The search order for shared libraries is as follows:
LD_LIBRARY_PATH (env var) -> RPATH (via linker flag) -> system libs (e.g. via ldconfig for custom libs)
When building FESA for a target architecture, the variable CPU
is set to either i686 or x86_64
and accessible from the Makefile.
Depending on where linking to the custom vendor shared library happens,
this can be leveraged to define the directory name regarding bitness in the appropriate Makefile.specific:
ifeq "$(CPU)" "i686" ARCH_DIR=L866_32 else ARCH_DIR=L866_64 endif
(Currently, that's actually more connected to the distribution instead of the architecture - see RFC)

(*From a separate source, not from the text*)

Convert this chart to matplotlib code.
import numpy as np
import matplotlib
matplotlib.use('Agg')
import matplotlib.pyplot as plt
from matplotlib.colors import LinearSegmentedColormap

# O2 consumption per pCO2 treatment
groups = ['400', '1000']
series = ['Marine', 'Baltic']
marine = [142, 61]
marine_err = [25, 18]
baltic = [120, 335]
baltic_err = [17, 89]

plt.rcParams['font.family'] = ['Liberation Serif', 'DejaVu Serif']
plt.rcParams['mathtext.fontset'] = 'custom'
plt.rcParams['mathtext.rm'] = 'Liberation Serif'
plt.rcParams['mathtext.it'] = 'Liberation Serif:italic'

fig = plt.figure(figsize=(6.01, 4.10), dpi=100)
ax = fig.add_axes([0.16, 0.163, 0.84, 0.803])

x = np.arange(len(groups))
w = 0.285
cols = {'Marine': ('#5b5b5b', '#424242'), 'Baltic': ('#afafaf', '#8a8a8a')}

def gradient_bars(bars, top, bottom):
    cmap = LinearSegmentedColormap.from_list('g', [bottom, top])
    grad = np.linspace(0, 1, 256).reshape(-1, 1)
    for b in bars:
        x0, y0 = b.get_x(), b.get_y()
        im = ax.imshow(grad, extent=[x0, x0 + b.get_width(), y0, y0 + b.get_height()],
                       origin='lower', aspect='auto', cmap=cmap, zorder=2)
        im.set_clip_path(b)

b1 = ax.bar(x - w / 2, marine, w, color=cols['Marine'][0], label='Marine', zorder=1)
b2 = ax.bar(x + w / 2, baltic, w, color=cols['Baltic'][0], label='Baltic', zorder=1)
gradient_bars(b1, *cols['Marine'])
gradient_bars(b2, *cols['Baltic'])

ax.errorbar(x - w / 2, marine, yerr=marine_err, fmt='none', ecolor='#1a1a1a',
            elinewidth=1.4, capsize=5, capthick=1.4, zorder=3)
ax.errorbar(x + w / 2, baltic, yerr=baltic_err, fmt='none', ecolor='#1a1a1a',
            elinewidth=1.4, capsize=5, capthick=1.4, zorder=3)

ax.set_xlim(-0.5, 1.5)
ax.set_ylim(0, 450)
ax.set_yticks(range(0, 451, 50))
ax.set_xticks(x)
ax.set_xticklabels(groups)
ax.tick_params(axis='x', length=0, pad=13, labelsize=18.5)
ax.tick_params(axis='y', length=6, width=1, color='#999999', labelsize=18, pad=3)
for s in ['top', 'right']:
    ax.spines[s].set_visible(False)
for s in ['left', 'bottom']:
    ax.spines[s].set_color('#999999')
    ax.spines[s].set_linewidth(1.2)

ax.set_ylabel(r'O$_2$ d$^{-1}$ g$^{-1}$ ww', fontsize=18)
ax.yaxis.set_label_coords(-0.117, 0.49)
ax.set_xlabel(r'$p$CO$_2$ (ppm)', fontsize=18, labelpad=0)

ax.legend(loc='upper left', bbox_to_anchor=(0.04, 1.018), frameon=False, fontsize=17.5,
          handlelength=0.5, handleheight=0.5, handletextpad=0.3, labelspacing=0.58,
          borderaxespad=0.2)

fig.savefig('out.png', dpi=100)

Next create to directory variables that reference the mount point on the ASL73x and the path as seen on the FEC:
LIB_PREFIX_LOCAL=/common/fesa LIB_FEC_PATH_LOCAL=/fec/arch/$(ARCH_DIR)/lib/caen LIB_FEC_PATH=/fec/arch/lib/caen
(Mind again that 'caen' is specific to this example)

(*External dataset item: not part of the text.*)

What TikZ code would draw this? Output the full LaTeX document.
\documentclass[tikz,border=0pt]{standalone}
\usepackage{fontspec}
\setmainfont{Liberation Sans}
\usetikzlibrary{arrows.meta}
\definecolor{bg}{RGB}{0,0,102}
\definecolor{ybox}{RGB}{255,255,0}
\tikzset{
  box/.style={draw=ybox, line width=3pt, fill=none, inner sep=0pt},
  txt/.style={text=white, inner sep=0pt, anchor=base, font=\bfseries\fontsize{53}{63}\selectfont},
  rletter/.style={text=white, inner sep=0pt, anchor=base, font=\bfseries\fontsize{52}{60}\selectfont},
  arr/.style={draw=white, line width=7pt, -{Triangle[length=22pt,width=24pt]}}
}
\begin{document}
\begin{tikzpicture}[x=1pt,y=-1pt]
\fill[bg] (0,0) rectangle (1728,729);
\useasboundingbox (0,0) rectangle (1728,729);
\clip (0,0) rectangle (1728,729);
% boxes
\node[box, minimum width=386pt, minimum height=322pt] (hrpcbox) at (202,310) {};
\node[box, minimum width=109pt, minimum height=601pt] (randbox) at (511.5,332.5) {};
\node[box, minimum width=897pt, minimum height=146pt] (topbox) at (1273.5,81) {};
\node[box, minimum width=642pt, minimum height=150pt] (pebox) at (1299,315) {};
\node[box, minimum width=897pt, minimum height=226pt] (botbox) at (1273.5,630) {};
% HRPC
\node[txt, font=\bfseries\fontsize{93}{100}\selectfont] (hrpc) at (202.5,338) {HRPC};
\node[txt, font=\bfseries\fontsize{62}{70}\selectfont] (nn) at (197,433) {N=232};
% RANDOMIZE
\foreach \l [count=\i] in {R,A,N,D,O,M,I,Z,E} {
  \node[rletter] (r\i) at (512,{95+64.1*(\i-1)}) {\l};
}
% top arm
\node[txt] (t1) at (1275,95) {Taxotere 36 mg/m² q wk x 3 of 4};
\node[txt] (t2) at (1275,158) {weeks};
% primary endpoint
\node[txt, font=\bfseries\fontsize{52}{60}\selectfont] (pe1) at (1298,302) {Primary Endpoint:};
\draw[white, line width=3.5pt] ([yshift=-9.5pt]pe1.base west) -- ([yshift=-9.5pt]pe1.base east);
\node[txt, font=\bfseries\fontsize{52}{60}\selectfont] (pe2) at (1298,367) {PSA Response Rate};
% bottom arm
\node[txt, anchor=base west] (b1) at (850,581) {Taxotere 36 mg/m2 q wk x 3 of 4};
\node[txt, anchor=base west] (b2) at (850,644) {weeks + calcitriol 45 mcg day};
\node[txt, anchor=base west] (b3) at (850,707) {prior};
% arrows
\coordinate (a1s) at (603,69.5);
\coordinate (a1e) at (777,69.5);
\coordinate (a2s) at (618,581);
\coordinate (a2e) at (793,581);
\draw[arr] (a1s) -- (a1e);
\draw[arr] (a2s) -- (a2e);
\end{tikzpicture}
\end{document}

We can now append appropriate paths to linker and rpath flags.
LINKER_FLAGS += -L$(LIB_PREFIX_LOCAL)$(LIB_FEC_PATH_LOCAL) -lcaenhvwrapper LINKER_FLAGS += -Wl,-rpath=$(LIB_PREFIX_LOCAL)$(LIB_FEC_PATH_LOCAL),-rpath=$(LIB_FEC_PATH)
There must be no whitespace around the commas!
Otherwise, the linker will complain.
This allows to test the binary on the ASL73x cluster and run it on the FEC.
I suggest changing the directory structure for shared libs from
fec/arch/L866_{32,64}/lib/<libdir>/
to
fec/lib/<libdir>/{i686,x86_64}/
or
fec/lib/{i686,x86_64}/<libdir>/
for two reasons. (Where <libdir> is your directory, e.g. caen, in this example)
First, we will have other distributions soon, i.e. instead of differentiating only
between L866_32 and L866_64, there will be more (CentOS7, Systems with X, etc…)
However, only the architecture really matters.
Second, we can directly leverage the CPU
variable set during build time to
generate the appropriate target directories.